Lutter contre le trafic d'animaux sauvages, qui rapporte près de 15
milliards d'euros par an à des réseaux criminels, est plus compliqué
avec le «grand supermarché» d'internet qui s'ajoute aux circuits
traditionnels, ont indiqué des experts jeudi.
«Internet, c'est un
grand supermarché ouvert sept jours sur sept», relève la directrice du
Fonds international pour la protection des animaux (IFAW) pour la France
et l'Afrique francophone, Céline Sissler-Bienvenu, lors d'un séminaire
organisé à Paris avec l'Office central de lutte contre les atteintes à
l'environnement et à la santé publique (OCLAESP).
La vente en
ligne des espèces sauvages «est un marché émergent, pas encore bien
maîtrisé», a-t-elle ajouté. On trouve notamment sur la Toile «des
oiseaux et des reptiles pour alimenter la demande en nouveaux animaux de
compagnie».
«Alors que le braconnage des espèces menacées a
atteint un niveau sans précédent, la généralisation d'Internet a permis à
certaines activités criminelles traditionnelles d'atteindre une ampleur
inégalée», souligne l'IFAW dans un rapport qui dresse un sombre tableau
du «commerce d'espèces sauvages sur Internet».
Au terme d'une
enquête menée début 2014 sur 280 sites de vente en ligne dans 16 pays,
l'ONG a trouvé «un total de 33.006 spécimens, parties du corps et
produits dérivés d'espèces menacées» proposés à la vente dans quelque
9.500 annonces, pour une valeur estimée à quelque 7,8 millions d'euros.
Selon
ce rapport, 54% des annonces concernaient des animaux vivants et 46%
des parties d'animaux ou des produits dérivés. «L'ivoire, les reptiles
et les oiseaux étaient les articles les plus souvent vendus» et
«l'ivoire authentique ou présumé représentait presqu'un tiers des
annonces et les reptiles un quart des articles mis en vente».

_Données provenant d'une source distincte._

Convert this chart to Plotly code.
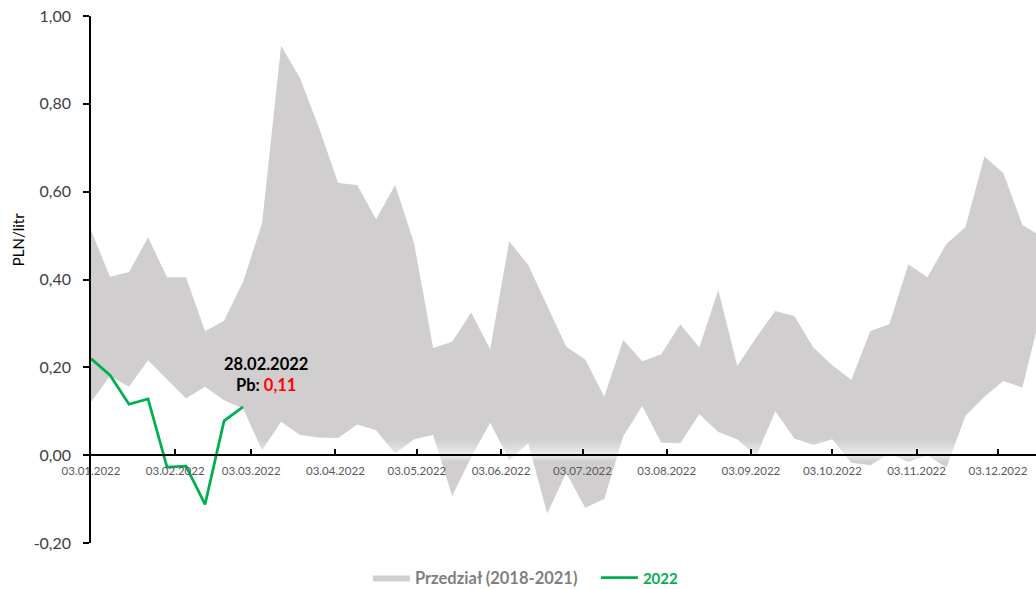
import pandas as pd
import plotly.graph_objects as go

# ---------------- data ----------------
start_date = "2022-01-03"
n_weeks = 51
week_dates = pd.date_range(start_date, periods=n_weeks, freq="7D")

upper_2018_2021 = [0.512, 0.406, 0.417, 0.496, 0.405, 0.405, 0.282, 0.306, 0.395, 0.528,
                   0.932, 0.858, 0.745, 0.620, 0.615, 0.537, 0.615, 0.482, 0.244, 0.258,
                   0.325, 0.241, 0.487, 0.433, 0.340, 0.247, 0.218, 0.133, 0.262, 0.214,
                   0.230, 0.298, 0.245, 0.376, 0.203, 0.268, 0.328, 0.317, 0.245, 0.205,
                   0.171, 0.283, 0.298, 0.435, 0.405, 0.481, 0.519, 0.680, 0.642, 0.524,
                   0.498]
lower_2018_2021 = [0.121, 0.180, 0.156, 0.216, 0.172, 0.129, 0.156, 0.125, 0.106, 0.011,
                   0.076, 0.046, 0.040, 0.039, 0.070, 0.057, 0.004, 0.036, 0.046, -0.093,
                   -0.005, 0.074, -0.011, 0.027, -0.133, -0.040, -0.120, -0.100, 0.043, 0.112,
                   0.028, 0.027, 0.093, 0.053, 0.036, -0.002, 0.100, 0.038, 0.023, 0.036,
                   -0.017, -0.023, 0.004, -0.015, 0.000, -0.028, 0.089, 0.133, 0.169, 0.154,
                   0.330]
values_2022 = [0.220, 0.182, 0.116, 0.128, -0.027, -0.025, -0.112, 0.078, 0.110]

x_tick_labels = ["03.01.2022", "03.02.2022", "03.03.2022", "03.04.2022", "03.05.2022",
                 "03.06.2022", "03.07.2022", "03.08.2022", "03.09.2022", "03.10.2022",
                 "03.11.2022", "03.12.2022"]
y_tick_labels = ["-0,20", "0,00", "0,20", "0,40", "0,60", "0,80", "1,00"]

band_name = "Przedział (2018-2021)"
line_name = "2022"
annot_date = "28.02.2022"
annot_value = "0,11"

# ---------------- derived ----------------
x_tick_vals = pd.to_datetime(x_tick_labels, format="%d.%m.%Y")
y_tick_vals = [float(s.replace(",", ".")) for s in y_tick_labels]
dates_2022 = week_dates[:len(values_2022)]

GRAY = "#D0CECF"
GREEN = "#00B050"
FONT = "Lato"

poly_x = list(week_dates) + list(week_dates[::-1])
poly_y = upper_2018_2021 + lower_2018_2021[::-1]

def f(v):
    return (v + 0.2) / 1.2

fig = go.Figure()

fig.add_trace(go.Scatter(
    x=poly_x, y=poly_y, mode="lines", fill="toself",
    line=dict(width=0, color=GRAY),
    fillcolor=GRAY,
    fillgradient=dict(
        type="vertical", start=-0.2, stop=1.0,
        colorscale=[[0, GRAY], [f(-0.015), GRAY], [f(0.0), "#EDEDED"],
                    [f(0.035), GRAY], [1, GRAY]],
    ),
    showlegend=False, hoverinfo="skip",
))
# legend entry for the band
fig.add_trace(go.Scatter(
    x=[None], y=[None], mode="lines", fill="toself",
    fillcolor=GRAY, line=dict(width=0, color=GRAY),
    name=f"<span style='color:#7F7F7F'><b>{band_name}</b></span>",
))
fig.add_trace(go.Scatter(
    x=dates_2022, y=values_2022, mode="lines",
    line=dict(color=GREEN, width=2.75),
    name=f"<span style='color:{GREEN};font-size:15px'><b>{line_name}</b></span>",
))

fig.add_annotation(
    x=dates_2022[-1], y=values_2022[-1], xref="x", yref="y",
    text=f"<b>{annot_date}</b><br><b>Pb: <span style='color:#FF0000'>{annot_value}</span></b>",
    showarrow=False, xanchor="center", yanchor="bottom",
    xshift=23, yshift=10,
    font=dict(family=FONT, size=16.5, color="#000000"),
)
fig.add_annotation(
    x=-0.077, y=0.575, xref="paper", yref="paper",
    xanchor="center", yanchor="middle",
    text="PLN/litr", textangle=-90, showarrow=False,
    font=dict(family=FONT, size=15, color="#000000"),
)

fig.update_layout(
    width=1036, height=589, autosize=False,
    margin=dict(l=91, r=0, t=16, b=46, pad=0, autoexpand=False),
    paper_bgcolor="white", plot_bgcolor="white",
    separators=",.",
    font=dict(family=FONT),
    showlegend=True,
    legend=dict(orientation="h", x=0.293, xanchor="left", y=-0.066, yanchor="middle",
                itemwidth=37, entrywidthmode="pixels", entrywidth=176,
                font=dict(family=FONT, size=16.5), bgcolor="rgba(0,0,0,0)"),
    xaxis=dict(
        type="date",
        range=["2022-01-03", "2022-12-17"],
        tickvals=x_tick_vals, ticktext=x_tick_labels,
        anchor="free", position=f(0.0),
        showline=True, linecolor="#000000", linewidth=1.5,
        ticks="inside", ticklen=5, tickwidth=1.5, tickcolor="#000000",
        ticklabelstandoff=5,
        tickfont=dict(family=FONT, size=11.5, color="#595959"),
        showgrid=False, zeroline=False, automargin=False,
    ),
    yaxis=dict(
        range=[-0.2, 1.0],
        tickvals=y_tick_vals, ticktext=y_tick_labels,
        showline=True, linecolor="#000000", linewidth=1.5,
        ticks="outside", ticklen=6, tickwidth=1.5, tickcolor="#000000",
        ticklabelstandoff=9,
        tickfont=dict(family=FONT, size=16, color="#404040"),
        showgrid=False, zeroline=False, automargin=False,
    ),
)

fig.write_html(
    "out.html",
    config={"displayModeBar": False},
    post_script="document.body.style.margin='0';document.body.style.overflow='hidden';",
)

- 'Un éléphant braconné toutes les 15 minutes' -
Cette
cybercriminalité se conjugue aux circuits traditionnels des bandes
organisées qui déciment notamment éléphants et rhinocéros dont les
cornes sont particulièrement prisées en Asie où on leur prête des vertus
miraculeuses.
Le trafic de cornes de rhinocéros a été multiplié
par 30 entre 2000 et 2013, a affirmé Mme Sissler-Bienvenu. «En 2013,
plus de 2.000 cornes de rhinocéros sont entrées dans le trafic en
provenance de l'Afrique. Ca représente 30 fois plus qu'en 2000».
«C'est
un trafic qui est extrêmement bien organisé et qui est pour l'instant
hors de contrôle. Comme l'ivoire, comme les produits dérivés du tigre,
ce sont des réseaux très bien organisés qui ont une grande adaptation à
tous les changements, qui trouvent des itinéraires de contrebande»,
a-t-elle ajouté. Ces bandes criminelles «exploitent tout ce qui est
légal et trouvent les failles réglementaires».
Il s'agit d'«une
criminalité astucieuse», a souligné le colonel Bruno Manin, de
l'OCLAESP, détaillant, à titre d'exemple, le stratagème employé par des
trafiquants vietnamiens pour se fournir en cornes de rhinocéros. Ils
offraient à des Slovaques des vacances en Afrique du Sud. «Les Slovaques
allaient tirer un ou deux rhinos et avaient droit à leurs trophées».
Ils retournaient en Slovaquie où «la communauté vietnamienne les
récupérait et les envoyait en contrebande au Vietnam».
Selon Mme
Sissler-Bienvenu, le massacre des rhinocéros, dont la corne se vend plus
cher que l'or ou le platine selon l'IFAW, est impitoyable: le
Mozambique, par exemple, «a perdu ses 13 derniers rhinocéros en 2013»,
a-t-elle affirmé. Et «un éléphant est braconné pour son ivoire toutes
les 15 minutes» dans le monde.
Pour l'ONG, l'expansion du trafic
«nécessite que les agences de lutte contre la fraude coopèrent afin
d'apporter une réponse à la hauteur de l'enjeu».
L'OCLAESP va
détacher dans les prochains mois un de ses agents auprès d'Interpol à
Lyon. L'IFAW, quant à lui, finance depuis 2006 à Interpol un poste
d'agent spécialisé dans la criminalité concernant la faune sauvage.